Are there full cycle cryptographic/one-way hash primitives?

Question

I'm looking for behavior similiar to that of LCGs, (i.e. input and output sizes are same). Full cycle of $2^{32}$ different inputs generates full cycle of $2^{32}$ different outputs, distribution of which depends on large key. Obviously combined LCGs (with generated parameters based on the perturb seed key) seem trivially invertible through modular inverse, but you get the idea.

The hash has to accept small input and produce never-colliding equal sized output, and is keyed with large 'salt'/'nonce' key, to make precomputing generic table of all $2^{32}$ hashes for trivial inversion infeasible. The hash has to remain one way when 'seed' key and output is known (ie input should be difficult to compute out of those, short of bruteforcing 2^31 inputs for each particular seed+output and meeting in the middle for birthday).

This exotic requirement sets it apart from classical bijective trapdoor functions (RSA, MQ et al), as the output has to be much smaller than some input parameters (ie the "salt" seed).

Is this even feasible? It does not appear to be with traditional ARX/feistel, however I suspect there are still useable trapdoors in number theory - for example FSB and SWIFFTX. However I'm not sure if those can be adapted to the requirement above.
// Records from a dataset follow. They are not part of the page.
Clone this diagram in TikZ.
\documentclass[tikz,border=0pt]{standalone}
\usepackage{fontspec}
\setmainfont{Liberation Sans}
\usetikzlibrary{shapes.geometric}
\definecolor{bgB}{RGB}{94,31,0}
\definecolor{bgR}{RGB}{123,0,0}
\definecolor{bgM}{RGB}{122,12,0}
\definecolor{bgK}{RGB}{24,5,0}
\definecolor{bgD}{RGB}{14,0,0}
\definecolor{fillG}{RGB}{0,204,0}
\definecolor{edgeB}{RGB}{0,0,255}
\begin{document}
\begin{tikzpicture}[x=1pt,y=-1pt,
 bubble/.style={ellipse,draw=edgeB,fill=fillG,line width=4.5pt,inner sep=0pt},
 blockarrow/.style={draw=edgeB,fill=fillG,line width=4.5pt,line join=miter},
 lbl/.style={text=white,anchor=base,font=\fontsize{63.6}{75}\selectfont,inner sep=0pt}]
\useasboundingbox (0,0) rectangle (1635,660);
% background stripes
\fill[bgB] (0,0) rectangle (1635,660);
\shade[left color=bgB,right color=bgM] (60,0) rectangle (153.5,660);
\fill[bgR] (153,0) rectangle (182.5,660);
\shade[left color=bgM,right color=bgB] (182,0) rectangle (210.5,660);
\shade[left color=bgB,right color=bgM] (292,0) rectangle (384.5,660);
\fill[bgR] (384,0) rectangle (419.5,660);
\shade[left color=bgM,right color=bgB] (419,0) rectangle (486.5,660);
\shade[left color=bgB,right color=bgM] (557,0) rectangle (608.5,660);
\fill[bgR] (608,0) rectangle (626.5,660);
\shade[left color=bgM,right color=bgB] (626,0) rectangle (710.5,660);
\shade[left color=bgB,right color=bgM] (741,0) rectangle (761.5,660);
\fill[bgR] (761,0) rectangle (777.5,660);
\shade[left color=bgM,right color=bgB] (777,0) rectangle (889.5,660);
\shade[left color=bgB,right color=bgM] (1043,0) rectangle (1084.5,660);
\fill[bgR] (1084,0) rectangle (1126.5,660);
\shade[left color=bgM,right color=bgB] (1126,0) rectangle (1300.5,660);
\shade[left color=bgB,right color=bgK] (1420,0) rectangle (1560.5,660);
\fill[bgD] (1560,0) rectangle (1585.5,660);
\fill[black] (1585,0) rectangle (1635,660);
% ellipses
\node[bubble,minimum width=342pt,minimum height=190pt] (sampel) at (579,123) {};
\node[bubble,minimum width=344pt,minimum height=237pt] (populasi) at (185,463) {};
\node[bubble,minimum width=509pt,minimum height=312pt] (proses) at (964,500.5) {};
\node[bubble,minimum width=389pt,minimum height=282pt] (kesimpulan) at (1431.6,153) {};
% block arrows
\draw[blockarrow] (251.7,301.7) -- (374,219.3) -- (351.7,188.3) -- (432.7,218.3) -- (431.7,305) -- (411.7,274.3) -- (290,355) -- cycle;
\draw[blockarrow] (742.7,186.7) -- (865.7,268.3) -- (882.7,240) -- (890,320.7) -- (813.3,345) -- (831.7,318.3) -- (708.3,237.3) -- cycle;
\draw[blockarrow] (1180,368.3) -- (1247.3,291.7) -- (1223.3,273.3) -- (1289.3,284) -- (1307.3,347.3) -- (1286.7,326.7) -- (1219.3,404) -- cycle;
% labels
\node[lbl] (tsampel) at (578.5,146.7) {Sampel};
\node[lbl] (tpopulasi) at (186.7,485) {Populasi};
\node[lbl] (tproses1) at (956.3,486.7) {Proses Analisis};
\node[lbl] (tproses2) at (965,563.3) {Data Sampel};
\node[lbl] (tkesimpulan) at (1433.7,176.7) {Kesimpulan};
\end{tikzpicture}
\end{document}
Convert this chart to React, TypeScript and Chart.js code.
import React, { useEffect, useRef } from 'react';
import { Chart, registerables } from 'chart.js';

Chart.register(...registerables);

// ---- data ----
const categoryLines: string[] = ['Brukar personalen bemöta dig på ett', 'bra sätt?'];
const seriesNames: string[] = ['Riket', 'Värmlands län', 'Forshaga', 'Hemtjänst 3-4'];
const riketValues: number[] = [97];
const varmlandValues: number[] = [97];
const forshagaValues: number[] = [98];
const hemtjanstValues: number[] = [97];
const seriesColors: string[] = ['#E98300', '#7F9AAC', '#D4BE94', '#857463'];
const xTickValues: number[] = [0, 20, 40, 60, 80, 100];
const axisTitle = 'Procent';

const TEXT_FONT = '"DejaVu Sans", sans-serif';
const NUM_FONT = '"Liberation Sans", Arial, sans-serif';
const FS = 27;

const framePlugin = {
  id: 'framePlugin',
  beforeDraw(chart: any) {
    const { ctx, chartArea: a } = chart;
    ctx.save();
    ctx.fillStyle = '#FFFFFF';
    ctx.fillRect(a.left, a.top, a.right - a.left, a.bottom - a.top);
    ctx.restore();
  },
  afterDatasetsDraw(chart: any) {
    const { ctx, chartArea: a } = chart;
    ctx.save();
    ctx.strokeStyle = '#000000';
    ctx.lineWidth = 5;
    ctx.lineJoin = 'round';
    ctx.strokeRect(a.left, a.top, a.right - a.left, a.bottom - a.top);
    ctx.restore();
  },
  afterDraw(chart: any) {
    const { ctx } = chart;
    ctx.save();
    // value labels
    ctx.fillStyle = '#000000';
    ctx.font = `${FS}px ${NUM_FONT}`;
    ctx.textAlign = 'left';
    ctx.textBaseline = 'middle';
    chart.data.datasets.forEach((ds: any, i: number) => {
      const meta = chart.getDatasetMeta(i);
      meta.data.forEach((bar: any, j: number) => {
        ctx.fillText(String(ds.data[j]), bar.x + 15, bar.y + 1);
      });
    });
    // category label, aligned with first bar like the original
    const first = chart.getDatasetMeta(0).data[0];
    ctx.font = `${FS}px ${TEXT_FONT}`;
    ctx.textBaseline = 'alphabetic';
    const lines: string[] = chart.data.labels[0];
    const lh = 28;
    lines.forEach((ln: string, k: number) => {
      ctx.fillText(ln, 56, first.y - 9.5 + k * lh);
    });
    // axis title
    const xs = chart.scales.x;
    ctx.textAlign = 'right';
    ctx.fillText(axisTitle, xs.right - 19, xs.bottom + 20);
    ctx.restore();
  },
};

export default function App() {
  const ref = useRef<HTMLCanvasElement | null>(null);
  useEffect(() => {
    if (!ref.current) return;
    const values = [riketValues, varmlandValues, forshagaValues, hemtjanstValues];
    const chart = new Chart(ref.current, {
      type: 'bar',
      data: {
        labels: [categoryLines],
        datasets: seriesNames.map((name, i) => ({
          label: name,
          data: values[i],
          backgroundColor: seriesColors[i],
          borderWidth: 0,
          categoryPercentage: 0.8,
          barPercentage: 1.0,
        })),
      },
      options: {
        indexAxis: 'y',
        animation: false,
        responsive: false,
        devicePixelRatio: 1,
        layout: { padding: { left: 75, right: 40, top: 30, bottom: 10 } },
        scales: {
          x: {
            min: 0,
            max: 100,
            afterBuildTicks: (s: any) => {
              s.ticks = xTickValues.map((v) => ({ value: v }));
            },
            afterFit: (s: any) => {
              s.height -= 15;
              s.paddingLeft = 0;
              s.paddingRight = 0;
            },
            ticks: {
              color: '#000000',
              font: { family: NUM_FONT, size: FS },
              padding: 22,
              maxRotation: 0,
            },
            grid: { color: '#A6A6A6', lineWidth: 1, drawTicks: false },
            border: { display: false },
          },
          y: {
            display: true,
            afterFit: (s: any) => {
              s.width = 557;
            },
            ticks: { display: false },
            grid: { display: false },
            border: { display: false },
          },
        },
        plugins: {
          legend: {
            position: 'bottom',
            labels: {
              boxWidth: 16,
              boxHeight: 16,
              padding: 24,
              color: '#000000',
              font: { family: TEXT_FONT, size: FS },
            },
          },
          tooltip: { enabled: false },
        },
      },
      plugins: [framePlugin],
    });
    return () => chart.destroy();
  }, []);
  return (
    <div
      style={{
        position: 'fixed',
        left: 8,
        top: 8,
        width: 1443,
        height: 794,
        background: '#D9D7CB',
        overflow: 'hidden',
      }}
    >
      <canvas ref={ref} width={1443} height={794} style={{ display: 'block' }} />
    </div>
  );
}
I'm OK with security parameter well below nbits/2, as long it is still reasonably difficult to invert algebraically.

Bottom line: Albeit related, perfect hash functions are not acceptable answer as there does not seem to be examples of cryptographically secure ones, much less any working as a trapdoor.

Block ciphers such as RC6 or AES rounds show some promise (by using the 'decrypt' part as our hash), but naive implementation seems to be reversible by running the rounds backwards (remember, the cipher key, our "seed" sbox which introduces non-linearity in those is publicly known, whereas the tiny "plaintext" is what is to be protected).

I presume block ciphers which break linearity through heavy input data dependency might work, however I have no idea what candidates I should be looking for.

Answer 1

I'm sorry, but I don't believe that there are any known 'one way permutations' for small inputs (that stay one way if you know the 'key').

When we create a cryptographic permutation (or bijection; that's what we call a 'full cycle' function), we have two basic ways to do it:

• We can take a series of easy to invert permutations ("round functions"), and glue them together to form a function that we hope is hard to invert.

This is the general design principle behind most block ciphers; we believe that if the key is secret, this can work very well. However, if you give someone the key, it becomes easy to invert (by just inverting each individual round function).

• We can take advantage of some mathematical relation which is one-to-one (that is, it avoids collisions), but it doesn't do it for any naively obvious reasons.

We often find these sorts of things within public key cryptography; one such is $f(x) = g^x \bmod p$ (for appropriate $g, p$); this function can map the inputs $(1, p-1)$ into the range $(1, p-1)$ such that every output is possible.

One problem with this is that these types of functions are large; in the specific case I mentioned, we need $p$ to be perhaps 2048 bits to be really secure, and that's hard to describe as a small range.